[Start Records shown]

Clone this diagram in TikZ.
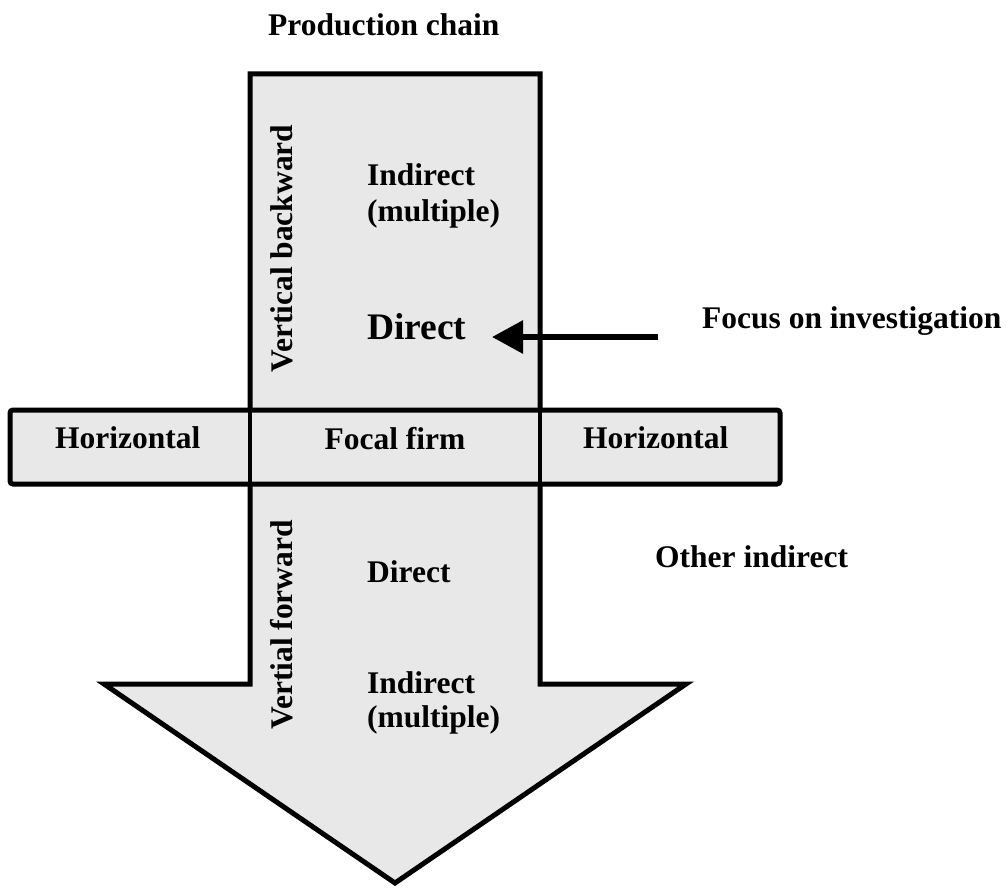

[End Records shown]
[Start Records shown]

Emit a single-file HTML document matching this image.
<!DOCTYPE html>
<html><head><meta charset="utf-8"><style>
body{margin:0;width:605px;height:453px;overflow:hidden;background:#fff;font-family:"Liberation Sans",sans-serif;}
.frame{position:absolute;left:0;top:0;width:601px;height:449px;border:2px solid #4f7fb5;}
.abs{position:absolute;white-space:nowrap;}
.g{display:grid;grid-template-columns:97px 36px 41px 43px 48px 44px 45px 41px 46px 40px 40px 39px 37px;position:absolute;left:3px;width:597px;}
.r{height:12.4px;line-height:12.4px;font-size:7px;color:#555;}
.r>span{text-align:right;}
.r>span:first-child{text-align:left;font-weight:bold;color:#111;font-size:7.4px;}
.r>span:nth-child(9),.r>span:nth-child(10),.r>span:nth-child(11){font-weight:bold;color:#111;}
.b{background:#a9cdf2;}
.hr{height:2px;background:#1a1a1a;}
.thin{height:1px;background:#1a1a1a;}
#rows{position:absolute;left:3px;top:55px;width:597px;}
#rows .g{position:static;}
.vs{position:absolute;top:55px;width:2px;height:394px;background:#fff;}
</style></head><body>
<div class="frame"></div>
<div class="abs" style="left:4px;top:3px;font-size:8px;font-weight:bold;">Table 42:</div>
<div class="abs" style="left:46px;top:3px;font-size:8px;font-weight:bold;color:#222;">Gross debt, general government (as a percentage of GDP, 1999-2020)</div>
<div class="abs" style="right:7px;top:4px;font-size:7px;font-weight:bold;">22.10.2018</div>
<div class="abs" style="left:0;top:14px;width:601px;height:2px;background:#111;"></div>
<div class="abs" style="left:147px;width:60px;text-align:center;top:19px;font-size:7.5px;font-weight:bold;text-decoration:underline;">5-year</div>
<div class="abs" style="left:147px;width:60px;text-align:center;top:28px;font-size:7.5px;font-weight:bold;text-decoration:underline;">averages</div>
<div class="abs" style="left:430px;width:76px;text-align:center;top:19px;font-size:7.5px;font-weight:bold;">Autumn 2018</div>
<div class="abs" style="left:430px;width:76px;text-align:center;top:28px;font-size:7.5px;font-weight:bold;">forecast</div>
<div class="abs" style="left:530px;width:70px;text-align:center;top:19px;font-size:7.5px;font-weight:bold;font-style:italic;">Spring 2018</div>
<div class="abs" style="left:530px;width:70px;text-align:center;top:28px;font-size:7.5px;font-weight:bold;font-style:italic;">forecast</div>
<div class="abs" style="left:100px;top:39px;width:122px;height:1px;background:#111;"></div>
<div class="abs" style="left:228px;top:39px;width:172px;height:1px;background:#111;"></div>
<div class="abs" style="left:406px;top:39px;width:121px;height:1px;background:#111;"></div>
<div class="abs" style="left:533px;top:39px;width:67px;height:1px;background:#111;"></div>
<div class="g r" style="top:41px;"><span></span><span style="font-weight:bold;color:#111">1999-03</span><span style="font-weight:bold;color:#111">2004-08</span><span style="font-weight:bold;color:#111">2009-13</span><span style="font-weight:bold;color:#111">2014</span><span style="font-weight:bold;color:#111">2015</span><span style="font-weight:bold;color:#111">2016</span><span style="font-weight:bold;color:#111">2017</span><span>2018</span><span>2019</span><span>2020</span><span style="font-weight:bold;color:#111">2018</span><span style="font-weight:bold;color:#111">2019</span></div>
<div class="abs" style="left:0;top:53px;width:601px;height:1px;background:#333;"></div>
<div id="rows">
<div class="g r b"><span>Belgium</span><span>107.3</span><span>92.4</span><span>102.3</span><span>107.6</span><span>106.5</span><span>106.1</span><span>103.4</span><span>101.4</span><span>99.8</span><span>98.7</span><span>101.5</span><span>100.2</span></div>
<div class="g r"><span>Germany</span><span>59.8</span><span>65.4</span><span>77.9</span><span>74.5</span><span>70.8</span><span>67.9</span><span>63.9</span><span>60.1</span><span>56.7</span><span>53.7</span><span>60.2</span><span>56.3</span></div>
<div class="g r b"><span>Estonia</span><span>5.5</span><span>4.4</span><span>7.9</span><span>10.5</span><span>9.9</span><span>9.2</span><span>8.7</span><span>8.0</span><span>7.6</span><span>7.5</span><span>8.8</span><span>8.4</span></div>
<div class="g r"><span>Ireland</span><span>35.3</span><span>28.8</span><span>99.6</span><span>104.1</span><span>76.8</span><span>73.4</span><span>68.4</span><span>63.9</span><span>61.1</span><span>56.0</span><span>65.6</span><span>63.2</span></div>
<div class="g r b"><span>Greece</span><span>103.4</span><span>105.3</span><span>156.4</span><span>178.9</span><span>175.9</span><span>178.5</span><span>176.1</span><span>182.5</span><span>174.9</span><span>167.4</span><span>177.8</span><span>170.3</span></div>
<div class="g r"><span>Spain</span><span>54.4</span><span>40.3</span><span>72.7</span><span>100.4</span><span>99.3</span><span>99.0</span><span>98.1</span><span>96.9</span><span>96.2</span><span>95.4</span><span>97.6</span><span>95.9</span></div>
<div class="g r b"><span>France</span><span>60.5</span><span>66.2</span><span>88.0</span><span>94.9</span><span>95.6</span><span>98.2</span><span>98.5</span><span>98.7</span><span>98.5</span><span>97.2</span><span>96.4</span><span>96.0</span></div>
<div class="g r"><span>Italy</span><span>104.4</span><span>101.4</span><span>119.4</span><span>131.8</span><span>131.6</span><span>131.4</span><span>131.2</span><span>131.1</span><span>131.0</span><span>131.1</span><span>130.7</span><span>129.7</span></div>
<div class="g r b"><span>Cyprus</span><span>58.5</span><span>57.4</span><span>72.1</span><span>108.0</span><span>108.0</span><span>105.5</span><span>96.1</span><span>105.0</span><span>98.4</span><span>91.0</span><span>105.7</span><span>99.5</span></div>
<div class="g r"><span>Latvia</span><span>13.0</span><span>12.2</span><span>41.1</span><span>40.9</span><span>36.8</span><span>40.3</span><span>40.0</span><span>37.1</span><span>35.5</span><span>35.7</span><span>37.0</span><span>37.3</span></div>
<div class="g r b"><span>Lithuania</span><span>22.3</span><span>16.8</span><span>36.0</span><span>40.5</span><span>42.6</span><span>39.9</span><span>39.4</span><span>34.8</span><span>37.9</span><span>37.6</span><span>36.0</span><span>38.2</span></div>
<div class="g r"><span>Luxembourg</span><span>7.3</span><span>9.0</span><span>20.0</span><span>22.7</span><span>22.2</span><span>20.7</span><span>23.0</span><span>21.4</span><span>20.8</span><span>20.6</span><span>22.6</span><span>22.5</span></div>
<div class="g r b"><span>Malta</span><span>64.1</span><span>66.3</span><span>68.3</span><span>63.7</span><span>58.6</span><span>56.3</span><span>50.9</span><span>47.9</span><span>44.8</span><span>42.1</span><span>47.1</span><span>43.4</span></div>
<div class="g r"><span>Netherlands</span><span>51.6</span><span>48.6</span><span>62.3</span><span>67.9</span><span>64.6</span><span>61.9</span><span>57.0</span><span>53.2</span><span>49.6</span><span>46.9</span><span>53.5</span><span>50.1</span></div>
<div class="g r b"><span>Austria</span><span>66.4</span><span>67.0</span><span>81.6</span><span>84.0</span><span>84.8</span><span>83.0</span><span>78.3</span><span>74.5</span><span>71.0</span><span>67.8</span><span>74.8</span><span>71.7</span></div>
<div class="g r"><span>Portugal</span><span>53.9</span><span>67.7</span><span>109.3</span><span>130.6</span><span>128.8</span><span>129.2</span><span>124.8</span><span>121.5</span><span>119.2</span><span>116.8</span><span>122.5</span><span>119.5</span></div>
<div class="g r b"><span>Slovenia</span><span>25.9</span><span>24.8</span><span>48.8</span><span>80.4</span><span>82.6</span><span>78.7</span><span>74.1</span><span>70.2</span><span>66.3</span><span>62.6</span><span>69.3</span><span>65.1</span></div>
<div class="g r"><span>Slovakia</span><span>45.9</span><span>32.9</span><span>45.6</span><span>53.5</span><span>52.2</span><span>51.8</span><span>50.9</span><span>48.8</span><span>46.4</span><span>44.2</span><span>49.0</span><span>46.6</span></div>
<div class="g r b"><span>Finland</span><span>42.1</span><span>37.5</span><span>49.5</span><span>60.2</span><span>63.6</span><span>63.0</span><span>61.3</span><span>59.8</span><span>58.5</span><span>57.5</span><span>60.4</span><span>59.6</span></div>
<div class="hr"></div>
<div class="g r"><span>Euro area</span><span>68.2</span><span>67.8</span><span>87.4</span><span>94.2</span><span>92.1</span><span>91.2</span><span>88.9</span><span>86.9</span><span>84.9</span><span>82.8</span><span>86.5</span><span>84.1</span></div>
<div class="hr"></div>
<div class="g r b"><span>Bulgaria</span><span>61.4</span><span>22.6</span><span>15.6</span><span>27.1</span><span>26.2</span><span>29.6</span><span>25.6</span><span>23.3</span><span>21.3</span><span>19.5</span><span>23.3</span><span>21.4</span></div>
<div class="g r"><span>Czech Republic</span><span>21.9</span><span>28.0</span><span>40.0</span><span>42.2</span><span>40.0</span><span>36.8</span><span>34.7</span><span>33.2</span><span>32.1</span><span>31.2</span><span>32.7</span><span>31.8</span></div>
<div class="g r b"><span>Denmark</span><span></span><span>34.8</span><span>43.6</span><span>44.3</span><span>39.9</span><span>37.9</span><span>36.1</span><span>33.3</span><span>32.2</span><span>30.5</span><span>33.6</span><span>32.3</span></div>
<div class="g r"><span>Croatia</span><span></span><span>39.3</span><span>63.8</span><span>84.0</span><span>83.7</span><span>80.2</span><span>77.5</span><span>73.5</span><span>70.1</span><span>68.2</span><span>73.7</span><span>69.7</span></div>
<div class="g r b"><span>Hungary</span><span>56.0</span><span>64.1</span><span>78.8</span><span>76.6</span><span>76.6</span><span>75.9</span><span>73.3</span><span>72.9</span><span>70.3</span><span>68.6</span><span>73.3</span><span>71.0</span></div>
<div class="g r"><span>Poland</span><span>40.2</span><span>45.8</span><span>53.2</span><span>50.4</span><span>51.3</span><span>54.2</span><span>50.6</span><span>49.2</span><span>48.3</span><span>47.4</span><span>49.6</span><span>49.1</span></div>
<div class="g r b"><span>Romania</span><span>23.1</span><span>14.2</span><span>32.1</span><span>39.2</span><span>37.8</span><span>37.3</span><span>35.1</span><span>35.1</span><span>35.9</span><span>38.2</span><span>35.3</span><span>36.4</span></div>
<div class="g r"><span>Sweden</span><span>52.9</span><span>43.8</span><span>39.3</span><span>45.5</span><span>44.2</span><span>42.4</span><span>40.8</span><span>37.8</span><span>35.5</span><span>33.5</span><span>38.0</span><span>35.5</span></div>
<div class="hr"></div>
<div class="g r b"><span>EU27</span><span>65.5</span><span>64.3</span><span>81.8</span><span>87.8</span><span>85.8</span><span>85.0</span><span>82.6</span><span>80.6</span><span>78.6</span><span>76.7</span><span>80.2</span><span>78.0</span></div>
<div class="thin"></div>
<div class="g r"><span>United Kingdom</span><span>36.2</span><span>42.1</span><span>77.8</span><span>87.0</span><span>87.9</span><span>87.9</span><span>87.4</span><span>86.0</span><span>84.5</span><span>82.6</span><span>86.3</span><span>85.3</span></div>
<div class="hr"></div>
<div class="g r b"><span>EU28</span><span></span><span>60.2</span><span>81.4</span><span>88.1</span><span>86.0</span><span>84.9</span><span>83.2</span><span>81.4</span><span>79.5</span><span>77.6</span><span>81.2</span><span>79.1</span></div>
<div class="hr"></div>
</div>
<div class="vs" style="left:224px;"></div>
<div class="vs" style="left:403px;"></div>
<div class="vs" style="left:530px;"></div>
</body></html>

[End Records shown]

Work to complete:
In the records above, locate the lines holding the word "this". Copy each of them.

Solution to the problem:
Clone this diagram in TikZ.
Emit a single-file HTML document matching this image.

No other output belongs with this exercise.